Gingrich’s comments came at a time when GOP House members were divided over how aggressively to use the debt-ceiling crisis to pressure Clinton into making concessions on the budget. Some fear a public relations drubbing of the sort Republicans suffered when they tried--without success--to use the partial shutdown of the government to win concessions from Clinton during budget-balancing talks.

To avoid another government shutdown, Gingrich said that GOP leaders are preparing to pass by Thursday another short-term spending bill to keep the government fully operating until March 1--more than a month after a temporary measure expires midnight Friday. He said that the measure would call for abolition of a dozen or more programs that “we know we have broad agreement to zero out.”

Advertisement

Gingrich said that Republicans want the program terminations to be a “down payment” on balancing the budget because negotiations with the White House on a formula to achieve balance by 2002 “are for all practical purposes not functional.”

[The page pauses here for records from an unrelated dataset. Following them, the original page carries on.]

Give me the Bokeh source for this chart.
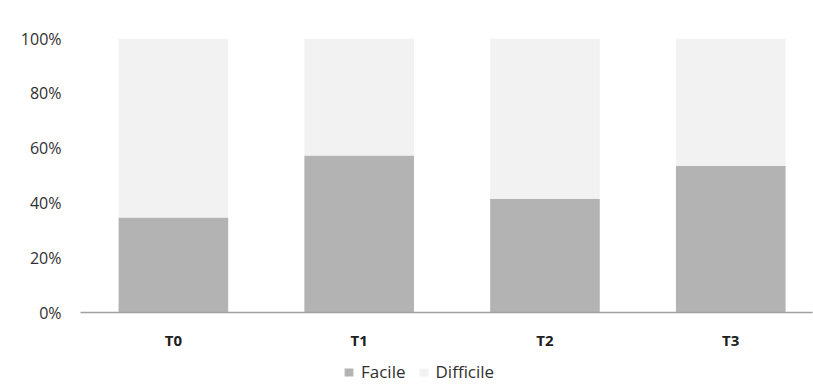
from bokeh.plotting import figure
from bokeh.layouts import column
from bokeh.models import Range1d, FixedTicker, Legend, LegendItem, NumeralTickFormatter
from bokeh.embed import file_html
from bokeh.resources import INLINE

categories = ["T0", "T1", "T2", "T3"]
facile = [0.347, 0.573, 0.415, 0.536]
difficile = [1 - v for v in facile]
y_ticks = [0, 0.2, 0.4, 0.6, 0.8, 1.0]
series_names = ["Facile", "Difficile"]
series_colors = ["#b3b3b3", "#f2f2f2"]

xs = list(range(len(categories)))
tops = [f + d for f, d in zip(facile, difficile)]

p = figure(width=813, height=355, output_backend="svg", toolbar_location=None,
           x_range=Range1d(-0.5, 3.44), y_range=Range1d(0, 1),
           min_border_left=80, min_border_right=1, min_border_top=38, min_border_bottom=43)
p.outline_line_color = None
p.xgrid.visible = False
p.ygrid.visible = False

p.vbar(x=xs, bottom=0, top=facile, width=0.59, fill_color=series_colors[0], line_color=None)
p.vbar(x=xs, bottom=facile, top=tops, width=0.59, fill_color=series_colors[1], line_color=None)

font = "Open Sans"
p.xaxis.ticker = FixedTicker(ticks=xs)
p.xaxis.major_label_overrides = {i: c for i, c in enumerate(categories)}
p.xaxis.major_tick_line_color = None
p.xaxis.minor_tick_line_color = None
p.xaxis.axis_line_color = "#a0a0a0"
p.xaxis.axis_line_width = 1.5
p.xaxis.major_label_text_font = font
p.xaxis.major_label_text_font_style = "bold"
p.xaxis.major_label_text_font_size = "15px"
p.xaxis.major_label_text_color = "#202020"
p.xaxis.major_label_standoff = 11

p.yaxis.ticker = FixedTicker(ticks=y_ticks)
p.yaxis.formatter = NumeralTickFormatter(format="0%")
p.yaxis.axis_line_color = None
p.yaxis.major_tick_line_color = None
p.yaxis.minor_tick_line_color = None
p.yaxis.major_label_text_font = font
p.yaxis.major_label_text_font_size = "16px"
p.yaxis.major_label_text_color = "#303030"
p.yaxis.major_label_standoff = 13

# legend strip (separate figure; its swatch renderers sit outside its view)
lg = figure(width=813, height=30, output_backend="svg", toolbar_location=None,
            x_range=Range1d(100, 101), y_range=Range1d(100, 101),
            x_axis_location=None, y_axis_location=None,
            min_border_left=0, min_border_right=0, min_border_top=0, min_border_bottom=0)
lg.grid.visible = False
lg.outline_line_color = None
rl1 = lg.vbar(x=xs, top=facile, width=0.59, fill_color=series_colors[0], line_color=None)
rl2 = lg.vbar(x=xs, top=tops, width=0.59, fill_color=series_colors[1], line_color=None)

legend = Legend(items=[LegendItem(label=series_names[0], renderers=[rl1]),
                       LegendItem(label=series_names[1], renderers=[rl2])],
                orientation="horizontal", location=(263, 2),
                label_text_font=font, label_text_font_size="17px", label_text_color="#303030",
                glyph_width=11, glyph_height=10, label_standoff=7, spacing=12,
                padding=0, margin=0, border_line_color=None, background_fill_alpha=0,
                label_height=18)
lg.add_layout(legend, "center")

layout = column(p, lg, spacing=0)
open("out.html", "w").write(file_html(layout, INLINE))
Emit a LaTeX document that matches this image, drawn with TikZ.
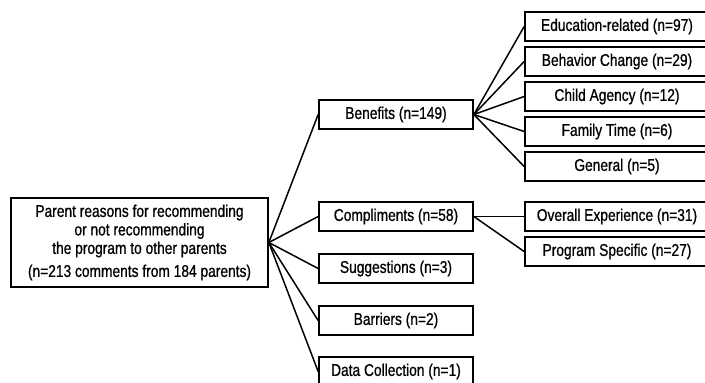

The Republican focus has turned from the stopgap spending bill to the debt ceiling because the Treasury Department has been warning that it faces a new borrowing crunch in mid-February. Congress in November passed a bill to raise the $4.9-trillion debt limit but Clinton vetoed it because it also would have limited the Treasury Department’s ability to use certain accounting maneuvers to avoid default.

Since that veto, Rubin has been using those very accounting maneuvers to keep from breaching the debt ceiling.

Republican leaders said that they are having a hard time taking Rubin’s latest threats of dire consequences seriously because they resemble his predictions in November, which proved baseless.

To gain the two weeks beyond Feb. 15, the previous deadline set by the administration, Rubin said in his letter that he would:

* Tap $3.9 billion in the Exchange Stabilization Fund, which dates back to the 1930s and is used to stabilize currencies in international markets. The fund would be left with $17 billion, mostly in German marks and Japanese yen, for emergency intervention in currency markets.

Advertisement

* Permit the Federal Financing Bank, which lends money to quasi-governmental agencies, to exchange about $9 billion in notes it holds in its portfolio for an equal amount of Treasury securities held by certain government trust funds.

* Extend by two months, to a maximum period of 14 months, his debt-issuance suspension, allowing the redemption of $6.4 billion in additional Treasury debt held by the Civil Service Retirement and Disability Fund.